Data excerpts
__________

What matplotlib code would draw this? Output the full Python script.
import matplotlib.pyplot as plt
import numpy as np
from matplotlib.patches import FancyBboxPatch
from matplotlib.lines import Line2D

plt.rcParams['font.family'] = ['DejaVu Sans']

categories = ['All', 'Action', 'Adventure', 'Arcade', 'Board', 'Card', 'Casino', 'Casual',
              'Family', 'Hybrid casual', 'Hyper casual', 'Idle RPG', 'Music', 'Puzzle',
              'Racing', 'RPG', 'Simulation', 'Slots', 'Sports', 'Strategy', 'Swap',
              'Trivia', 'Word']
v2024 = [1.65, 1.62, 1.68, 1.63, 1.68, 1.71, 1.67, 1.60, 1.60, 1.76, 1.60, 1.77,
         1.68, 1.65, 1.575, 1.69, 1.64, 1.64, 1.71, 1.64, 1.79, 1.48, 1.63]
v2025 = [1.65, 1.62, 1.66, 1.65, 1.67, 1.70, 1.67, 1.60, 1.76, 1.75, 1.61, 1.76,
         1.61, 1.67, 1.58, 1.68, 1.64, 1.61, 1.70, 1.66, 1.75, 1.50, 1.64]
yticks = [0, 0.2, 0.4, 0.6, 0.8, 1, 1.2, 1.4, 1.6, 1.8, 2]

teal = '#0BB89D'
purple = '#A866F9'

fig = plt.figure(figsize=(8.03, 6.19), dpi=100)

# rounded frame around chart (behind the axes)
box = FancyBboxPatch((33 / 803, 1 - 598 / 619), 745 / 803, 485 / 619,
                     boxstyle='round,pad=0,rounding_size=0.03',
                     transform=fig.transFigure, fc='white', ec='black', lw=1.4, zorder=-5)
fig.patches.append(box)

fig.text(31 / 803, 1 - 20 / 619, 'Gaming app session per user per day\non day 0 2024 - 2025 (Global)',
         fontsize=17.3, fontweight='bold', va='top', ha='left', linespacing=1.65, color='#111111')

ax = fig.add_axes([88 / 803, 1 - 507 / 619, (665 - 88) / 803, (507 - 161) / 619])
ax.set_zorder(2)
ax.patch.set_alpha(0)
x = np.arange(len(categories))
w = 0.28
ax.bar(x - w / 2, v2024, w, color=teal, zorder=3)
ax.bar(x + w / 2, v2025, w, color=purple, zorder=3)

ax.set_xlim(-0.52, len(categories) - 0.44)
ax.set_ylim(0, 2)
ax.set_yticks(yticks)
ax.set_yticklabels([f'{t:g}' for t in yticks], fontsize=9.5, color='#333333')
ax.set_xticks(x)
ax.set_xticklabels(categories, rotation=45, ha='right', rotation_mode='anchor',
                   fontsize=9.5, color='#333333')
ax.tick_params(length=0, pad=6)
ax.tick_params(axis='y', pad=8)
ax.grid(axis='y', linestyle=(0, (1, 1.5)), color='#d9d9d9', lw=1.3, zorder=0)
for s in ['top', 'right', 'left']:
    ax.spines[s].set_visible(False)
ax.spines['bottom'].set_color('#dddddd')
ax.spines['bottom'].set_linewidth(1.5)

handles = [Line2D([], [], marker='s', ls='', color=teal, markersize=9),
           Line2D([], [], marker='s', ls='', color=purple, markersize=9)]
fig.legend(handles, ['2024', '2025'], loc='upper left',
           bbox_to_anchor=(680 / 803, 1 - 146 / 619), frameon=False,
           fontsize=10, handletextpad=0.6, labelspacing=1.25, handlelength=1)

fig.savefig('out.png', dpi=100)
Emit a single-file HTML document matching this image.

__________

What to produce
Using the data above, print every record exactly as shown.

Reply
What matplotlib code would draw this? Output the full Python script.
import matplotlib.pyplot as plt
import numpy as np
from matplotlib.patches import FancyBboxPatch
from matplotlib.lines import Line2D

plt.rcParams['font.family'] = ['DejaVu Sans']

categories = ['All', 'Action', 'Adventure', 'Arcade', 'Board', 'Card', 'Casino', 'Casual',
              'Family', 'Hybrid casual', 'Hyper casual', 'Idle RPG', 'Music', 'Puzzle',
              'Racing', 'RPG', 'Simulation', 'Slots', 'Sports', 'Strategy', 'Swap',
              'Trivia', 'Word']
v2024 = [1.65, 1.62, 1.68, 1.63, 1.68, 1.71, 1.67, 1.60, 1.60, 1.76, 1.60, 1.77,
         1.68, 1.65, 1.575, 1.69, 1.64, 1.64, 1.71, 1.64, 1.79, 1.48, 1.63]
v2025 = [1.65, 1.62, 1.66, 1.65, 1.67, 1.70, 1.67, 1.60, 1.76, 1.75, 1.61, 1.76,
         1.61, 1.67, 1.58, 1.68, 1.64, 1.61, 1.70, 1.66, 1.75, 1.50, 1.64]
yticks = [0, 0.2, 0.4, 0.6, 0.8, 1, 1.2, 1.4, 1.6, 1.8, 2]

teal = '#0BB89D'
purple = '#A866F9'

fig = plt.figure(figsize=(8.03, 6.19), dpi=100)

# rounded frame around chart (behind the axes)
box = FancyBboxPatch((33 / 803, 1 - 598 / 619), 745 / 803, 485 / 619,
                     boxstyle='round,pad=0,rounding_size=0.03',
                     transform=fig.transFigure, fc='white', ec='black', lw=1.4, zorder=-5)
fig.patches.append(box)

fig.text(31 / 803, 1 - 20 / 619, 'Gaming app session per user per day\non day 0 2024 - 2025 (Global)',
         fontsize=17.3, fontweight='bold', va='top', ha='left', linespacing=1.65, color='#111111')

ax = fig.add_axes([88 / 803, 1 - 507 / 619, (665 - 88) / 803, (507 - 161) / 619])
ax.set_zorder(2)
ax.patch.set_alpha(0)
x = np.arange(len(categories))
w = 0.28
ax.bar(x - w / 2, v2024, w, color=teal, zorder=3)
ax.bar(x + w / 2, v2025, w, color=purple, zorder=3)

ax.set_xlim(-0.52, len(categories) - 0.44)
ax.set_ylim(0, 2)
ax.set_yticks(yticks)
ax.set_yticklabels([f'{t:g}' for t in yticks], fontsize=9.5, color='#333333')
ax.set_xticks(x)
ax.set_xticklabels(categories, rotation=45, ha='right', rotation_mode='anchor',
                   fontsize=9.5, color='#333333')
ax.tick_params(length=0, pad=6)
ax.tick_params(axis='y', pad=8)
ax.grid(axis='y', linestyle=(0, (1, 1.5)), color='#d9d9d9', lw=1.3, zorder=0)
for s in ['top', 'right', 'left']:
    ax.spines[s].set_visible(False)
ax.spines['bottom'].set_color('#dddddd')
ax.spines['bottom'].set_linewidth(1.5)

handles = [Line2D([], [], marker='s', ls='', color=teal, markersize=9),
           Line2D([], [], marker='s', ls='', color=purple, markersize=9)]
fig.legend(handles, ['2024', '2025'], loc='upper left',
           bbox_to_anchor=(680 / 803, 1 - 146 / 619), frameon=False,
           fontsize=10, handletextpad=0.6, labelspacing=1.25, handlelength=1)

fig.savefig('out.png', dpi=100)
Emit a single-file HTML document matching this image.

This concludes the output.